Did you know that during a regular Major League Baseball (MLB) game an average of one hundred baseballs are used? It means that once taken out of play, a standard professional baseball will not be reused again.
Why is this? Well, it happens that some of those baseballs become dented or scuffed. Whereas others are simply hit out of the diamond, and become foul balls. Some are hit as home runs, and those are immediately kept and cherished by the eager fans. The remaining balls are usually recycled to be used for that team’s batting practice, or just sent to their minor leagues.
Indeed, the average lifespan of a baseball in the MLB is barely two plays during a game, and the demand for these official baseballs is steadily increasing. That is why the MLB organization always needs to count on a reliable provider. Did you know that most professional baseballs are hand-made at the Rawlings Factory which was established in Costa Rica in 1887? According to a report by the Reuters News Agency, this factory was the exclusive baseball provider for MLB until 2013.

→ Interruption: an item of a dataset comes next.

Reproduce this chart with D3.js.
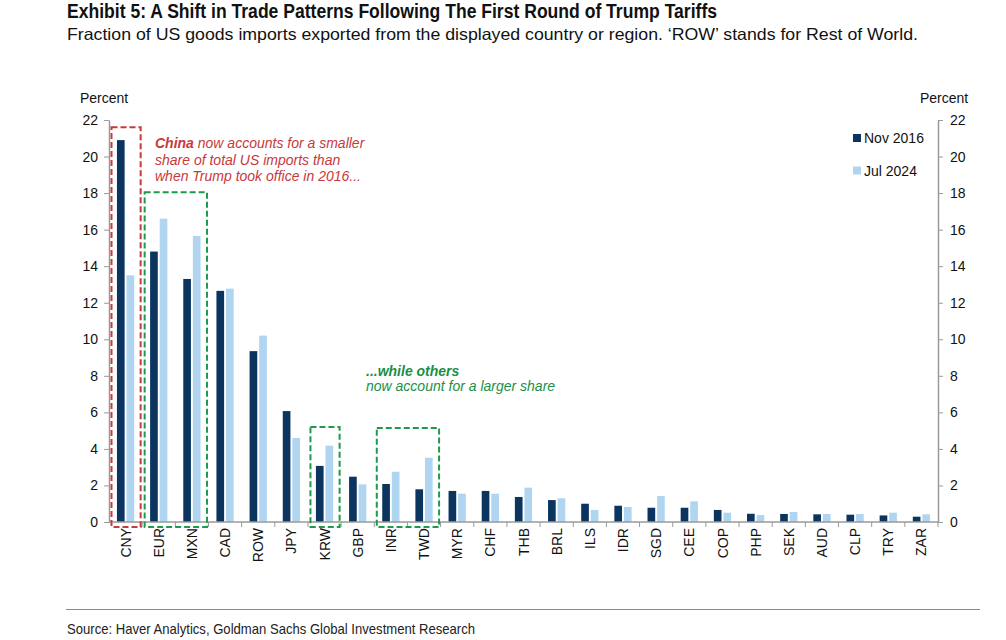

Located in Turrialba, Costa Rica, the Rawlings Factory produces about 2.4 million baseballs per year. Out of this number, more than 1.8 million units are sent to the United States. This statistics allows us to understand why this is the main MLB provider, not to say the best one.

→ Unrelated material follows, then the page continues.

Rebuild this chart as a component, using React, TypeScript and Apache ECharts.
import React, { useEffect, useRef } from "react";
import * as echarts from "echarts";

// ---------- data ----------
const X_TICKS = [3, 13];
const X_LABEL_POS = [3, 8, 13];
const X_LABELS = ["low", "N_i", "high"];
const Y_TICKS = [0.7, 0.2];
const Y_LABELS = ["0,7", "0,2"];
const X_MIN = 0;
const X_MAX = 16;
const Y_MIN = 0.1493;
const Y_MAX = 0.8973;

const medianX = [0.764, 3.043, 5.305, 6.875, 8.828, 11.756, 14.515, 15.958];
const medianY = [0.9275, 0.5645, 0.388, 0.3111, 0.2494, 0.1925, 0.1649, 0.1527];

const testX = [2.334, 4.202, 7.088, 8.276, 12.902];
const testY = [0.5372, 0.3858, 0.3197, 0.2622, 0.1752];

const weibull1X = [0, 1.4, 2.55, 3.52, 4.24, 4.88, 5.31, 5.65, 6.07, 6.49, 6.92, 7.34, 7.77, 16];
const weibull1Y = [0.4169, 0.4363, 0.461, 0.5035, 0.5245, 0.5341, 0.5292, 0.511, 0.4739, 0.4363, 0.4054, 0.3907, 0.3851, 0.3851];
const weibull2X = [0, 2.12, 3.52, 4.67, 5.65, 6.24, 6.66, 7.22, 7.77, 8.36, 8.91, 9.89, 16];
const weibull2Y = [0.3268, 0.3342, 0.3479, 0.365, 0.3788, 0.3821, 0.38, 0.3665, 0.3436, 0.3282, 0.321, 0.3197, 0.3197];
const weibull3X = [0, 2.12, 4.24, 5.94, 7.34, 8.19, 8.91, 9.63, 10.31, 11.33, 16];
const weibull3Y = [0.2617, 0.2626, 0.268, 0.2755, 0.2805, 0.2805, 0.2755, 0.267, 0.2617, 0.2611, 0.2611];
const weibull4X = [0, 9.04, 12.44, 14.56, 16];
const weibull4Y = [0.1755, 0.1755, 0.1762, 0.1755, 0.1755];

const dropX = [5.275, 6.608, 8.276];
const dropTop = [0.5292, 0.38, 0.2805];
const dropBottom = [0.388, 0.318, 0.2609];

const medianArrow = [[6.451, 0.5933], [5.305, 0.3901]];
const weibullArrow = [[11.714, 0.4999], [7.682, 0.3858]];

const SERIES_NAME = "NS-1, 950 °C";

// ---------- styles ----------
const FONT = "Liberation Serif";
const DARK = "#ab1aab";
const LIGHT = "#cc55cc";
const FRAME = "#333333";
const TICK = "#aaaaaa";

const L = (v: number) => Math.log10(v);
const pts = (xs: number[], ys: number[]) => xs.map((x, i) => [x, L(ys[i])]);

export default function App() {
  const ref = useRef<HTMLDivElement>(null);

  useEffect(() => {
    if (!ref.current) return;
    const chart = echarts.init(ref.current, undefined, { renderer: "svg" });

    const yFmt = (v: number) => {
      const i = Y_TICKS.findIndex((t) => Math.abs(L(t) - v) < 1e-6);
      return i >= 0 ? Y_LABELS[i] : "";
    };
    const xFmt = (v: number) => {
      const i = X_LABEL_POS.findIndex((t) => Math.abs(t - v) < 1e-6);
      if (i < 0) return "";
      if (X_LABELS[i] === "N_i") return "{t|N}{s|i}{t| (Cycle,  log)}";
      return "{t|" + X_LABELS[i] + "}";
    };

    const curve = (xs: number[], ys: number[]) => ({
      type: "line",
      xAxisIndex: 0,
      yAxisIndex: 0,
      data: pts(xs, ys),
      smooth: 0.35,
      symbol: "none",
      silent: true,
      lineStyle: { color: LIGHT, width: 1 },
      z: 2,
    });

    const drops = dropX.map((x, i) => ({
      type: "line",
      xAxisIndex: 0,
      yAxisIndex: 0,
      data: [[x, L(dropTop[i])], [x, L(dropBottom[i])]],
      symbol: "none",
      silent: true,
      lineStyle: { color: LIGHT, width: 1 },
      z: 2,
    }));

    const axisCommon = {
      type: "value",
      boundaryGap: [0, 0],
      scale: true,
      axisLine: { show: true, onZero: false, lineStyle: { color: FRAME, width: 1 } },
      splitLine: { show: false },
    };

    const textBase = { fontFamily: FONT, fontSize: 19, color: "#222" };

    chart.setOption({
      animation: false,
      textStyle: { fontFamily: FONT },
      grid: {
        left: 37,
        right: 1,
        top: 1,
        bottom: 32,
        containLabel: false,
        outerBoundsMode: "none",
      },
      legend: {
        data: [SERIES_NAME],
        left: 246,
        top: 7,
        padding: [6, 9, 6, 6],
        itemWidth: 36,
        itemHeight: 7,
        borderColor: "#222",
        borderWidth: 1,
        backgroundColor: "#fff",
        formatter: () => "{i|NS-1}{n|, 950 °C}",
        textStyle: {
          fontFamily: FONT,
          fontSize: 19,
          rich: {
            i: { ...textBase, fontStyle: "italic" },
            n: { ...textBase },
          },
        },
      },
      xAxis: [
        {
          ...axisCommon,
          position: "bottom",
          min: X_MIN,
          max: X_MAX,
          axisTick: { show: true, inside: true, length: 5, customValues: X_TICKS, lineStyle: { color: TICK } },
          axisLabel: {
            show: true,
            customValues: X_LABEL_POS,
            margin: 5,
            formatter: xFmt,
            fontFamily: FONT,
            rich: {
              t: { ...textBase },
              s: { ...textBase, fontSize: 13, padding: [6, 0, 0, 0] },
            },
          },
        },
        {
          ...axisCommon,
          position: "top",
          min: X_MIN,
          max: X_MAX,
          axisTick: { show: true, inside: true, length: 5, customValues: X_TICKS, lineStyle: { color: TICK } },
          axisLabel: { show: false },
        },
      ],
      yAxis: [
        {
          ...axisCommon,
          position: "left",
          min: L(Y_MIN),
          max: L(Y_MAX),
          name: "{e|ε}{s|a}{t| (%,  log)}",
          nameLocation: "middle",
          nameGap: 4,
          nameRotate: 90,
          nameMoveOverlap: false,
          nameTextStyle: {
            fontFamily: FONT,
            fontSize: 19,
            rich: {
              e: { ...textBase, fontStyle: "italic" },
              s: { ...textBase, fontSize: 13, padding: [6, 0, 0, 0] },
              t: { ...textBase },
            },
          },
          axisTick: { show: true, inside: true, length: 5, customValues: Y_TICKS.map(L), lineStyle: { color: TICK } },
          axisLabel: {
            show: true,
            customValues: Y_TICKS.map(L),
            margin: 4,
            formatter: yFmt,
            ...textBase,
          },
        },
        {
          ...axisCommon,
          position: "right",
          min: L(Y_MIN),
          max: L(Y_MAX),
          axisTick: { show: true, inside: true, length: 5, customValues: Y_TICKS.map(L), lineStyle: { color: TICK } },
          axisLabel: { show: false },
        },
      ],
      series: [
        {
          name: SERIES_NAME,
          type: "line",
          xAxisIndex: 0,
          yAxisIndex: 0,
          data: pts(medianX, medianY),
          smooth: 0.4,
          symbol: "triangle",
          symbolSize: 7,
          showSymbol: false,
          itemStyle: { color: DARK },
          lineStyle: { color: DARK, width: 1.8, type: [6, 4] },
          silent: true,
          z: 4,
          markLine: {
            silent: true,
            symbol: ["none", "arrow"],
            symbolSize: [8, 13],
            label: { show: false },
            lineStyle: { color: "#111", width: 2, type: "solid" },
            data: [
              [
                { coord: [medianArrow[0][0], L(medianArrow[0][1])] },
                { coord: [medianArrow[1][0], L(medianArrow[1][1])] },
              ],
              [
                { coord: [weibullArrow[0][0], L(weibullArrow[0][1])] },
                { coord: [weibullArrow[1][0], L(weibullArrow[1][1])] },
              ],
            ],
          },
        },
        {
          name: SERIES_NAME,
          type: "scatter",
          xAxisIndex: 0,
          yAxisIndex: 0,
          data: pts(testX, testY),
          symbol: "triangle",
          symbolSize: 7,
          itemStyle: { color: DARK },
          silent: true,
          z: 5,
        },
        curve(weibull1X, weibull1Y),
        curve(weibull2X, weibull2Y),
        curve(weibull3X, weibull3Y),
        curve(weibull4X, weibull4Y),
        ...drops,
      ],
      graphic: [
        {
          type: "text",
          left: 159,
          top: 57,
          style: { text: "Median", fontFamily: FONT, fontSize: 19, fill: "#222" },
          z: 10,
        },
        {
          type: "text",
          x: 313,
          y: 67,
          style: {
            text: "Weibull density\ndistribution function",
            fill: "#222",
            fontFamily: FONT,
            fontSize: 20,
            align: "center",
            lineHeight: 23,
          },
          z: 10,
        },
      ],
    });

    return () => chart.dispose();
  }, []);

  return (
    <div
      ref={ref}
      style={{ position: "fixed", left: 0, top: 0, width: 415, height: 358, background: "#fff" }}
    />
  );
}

With about three hundred qualified sewers, the factory produces a first-quality made-by-hand product. Each of the one hundred and eight stitches per ball must be perfect, making these baseballs better than any other machine-made ball. Experienced sewers can make three or baseballs per hour, and less-experienced workers between one and two. To avoid injuries, they have to wear medical tape on their fingers in order to protect themselves from blisters or cuts as they pull each stitch tight.
But believe it or not, baseball is not a popular sport in Costa Rica. Apart from soccer, which is by far the number one sport for ticos, there are other sports such as bullfighting, surfing, biking, white-water rafting, among others. This practically pushes baseball towards one of the last positions in the ranking list. In other words, baseball is almost an unknown sport for most Costa Ricans. Compared to other Central American countries, such as Panamá and Nicaragua, where there seems to be more balance between baseball and soccer as team sports.
So it is somehow paradoxical that, although having the Rawlings factory as the most important professional baseball provider for the MLB, the sport itself is not deeply rooted in most Costa Rican’s sports preferences. At last, this question emerges: is it not an irony for Costa Rica?